Budgeting data for a month

I left with the « heavy traveller » assumption and was wrong: hostel and train wifi carried the big stuff (episodes downloaded at night, photo backups, the one video call that needed to be stable). Mobile data carried everything that makes a trip work: navigation, bookings, messages, the dozens of micro-searches a day. If you're hesitating between plan sizes, our guide on how many GB you really need breaks it down by profile.
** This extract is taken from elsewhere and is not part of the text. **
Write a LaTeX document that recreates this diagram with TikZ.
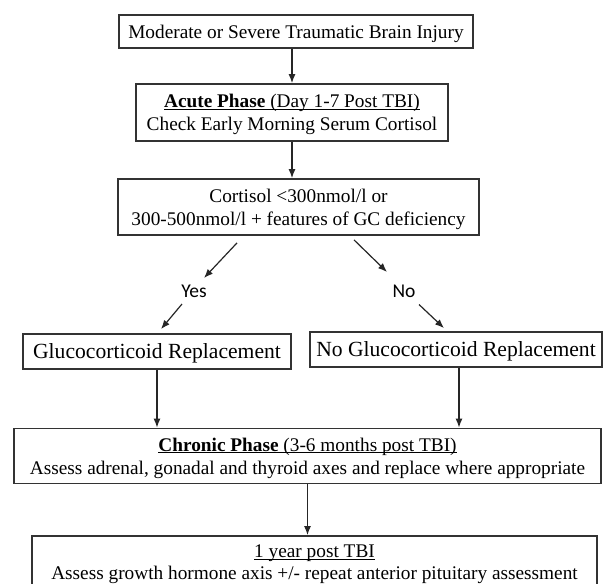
\documentclass[tikz,border=0pt]{standalone}
\usepackage{fontspec}
\setmainfont{Liberation Serif}
\newfontfamily\answerfont{Carlito}
\usetikzlibrary{arrows.meta}
\newcommand\phasehead[1]{\underline{\raisebox{0pt}[\height][0pt]{#1}}}

\begin{document}
\begin{tikzpicture}[x=1pt,y=-1pt]
\tikzset{font=\fontsize{19.3}{23}\selectfont}
\tikzset{box/.style={draw=black!80, line width=1.8pt, align=center, inner sep=0pt, text depth=0pt, text=black}}
\tikzset{bigbox/.style={box, font=\fontsize{21.6}{24}\selectfont}}
\tikzset{answer/.style={font=\answerfont\fontsize{19.5}{22}\selectfont, text=black}}
\tikzset{link/.style={-{Latex[length=9pt,width=7pt]}, line width=1.2pt, draw=black!85}}
\useasboundingbox (0,0) rectangle (603,584);

\node[box, minimum width=354, minimum height=33] (injury) at (296,31.5) {Moderate or Severe Traumatic Brain Injury};
\node[box, minimum width=312, minimum height=57] (acute) at (292,112.5) {\phasehead{\textbf{Acute Phase} (Day 1-7 Post TBI)}\\Check Early Morning Serum Cortisol};
\node[box, minimum width=361, minimum height=56] (cortisol) at (298.5,207) {Cortisol <300nmol/l or\\300-500nmol/l + features of GC deficiency};
\node[answer] (yes) at (194,291.5) {Yes};
\node[answer] (no) at (404,291.5) {No};
\node[bigbox, minimum width=268, minimum height=35] (gcrep) at (157,351.5) {Glucocorticoid Replacement};
\node[bigbox, minimum width=292, minimum height=35] (nogcrep) at (456,349.5) {No Glucocorticoid Replacement};
\node[box, minimum width=587, minimum height=55] (chronic) at (307.5,456) {\phasehead{\textbf{Chronic Phase} (3-6 months post TBI)}\\Assess adrenal, gonadal and thyroid axes and replace where appropriate};
\node[box, minimum width=565, minimum height=52, font=\fontsize{19.3}{21.5}\selectfont] (year) at (314.5,562) {\phasehead{1 year post TBI}\\Assess growth hormone axis +/- repeat anterior pituitary assessment};

% main line
\draw[link] (injury.south -| acute.north) -- (acute.north);
\draw[link] (acute.south) -- (acute.south |- cortisol.north);
% yes / no split
\draw[link] ([xshift=-61.5pt,yshift=-7pt]cortisol.south) -- ([xshift=10pt,yshift=13.5pt]yes.center);
\draw[link] ([xshift=55.5pt,yshift=-4pt]cortisol.south) -- ([xshift=-17pt,yshift=19.5pt]no.center);
\draw[link] ([xshift=-12pt,yshift=-12.5pt]yes.center) -- ([xshift=4pt,yshift=4pt]gcrep.north);
\draw[link] ([xshift=15pt,yshift=-13pt]no.center) -- ([xshift=-12pt,yshift=3pt]nogcrep.north);
% into the chronic phase
\draw[link] (gcrep.south) -- (gcrep.south |- chronic.north);
\draw[link] ([xshift=3pt]nogcrep.south) -- ([xshift=3pt]nogcrep.south |- chronic.north);
\draw[link] (chronic.south) -- (chronic.south |- year.north);
\end{tikzpicture}
\end{document}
📶 Hugo's checklist before a multi-country trip

1. Check the eSIM pack's country list against your actual route — Europe is not one network, it's a list, and the Europe pack page shows exactly what's covered. 2. Check what your home plan already includes (and its roaming cap). 3. Confirm your phone is eSIM-compatible in 30 seconds here. 4. Install everything at home on wifi, the night before.

The verdict

A month, eight cities, six countries, zero SIM swaps, zero kiosk queues, zero billing surprises. The regional eSIM didn't make the trip — Lisbon's miradouros and Prague's bridges did that. It just deleted an entire category of problems. And honestly, after a month of living out of a backpack, one less category of problems is a luxury.

— Hugo, last seen comparing night-train timetables.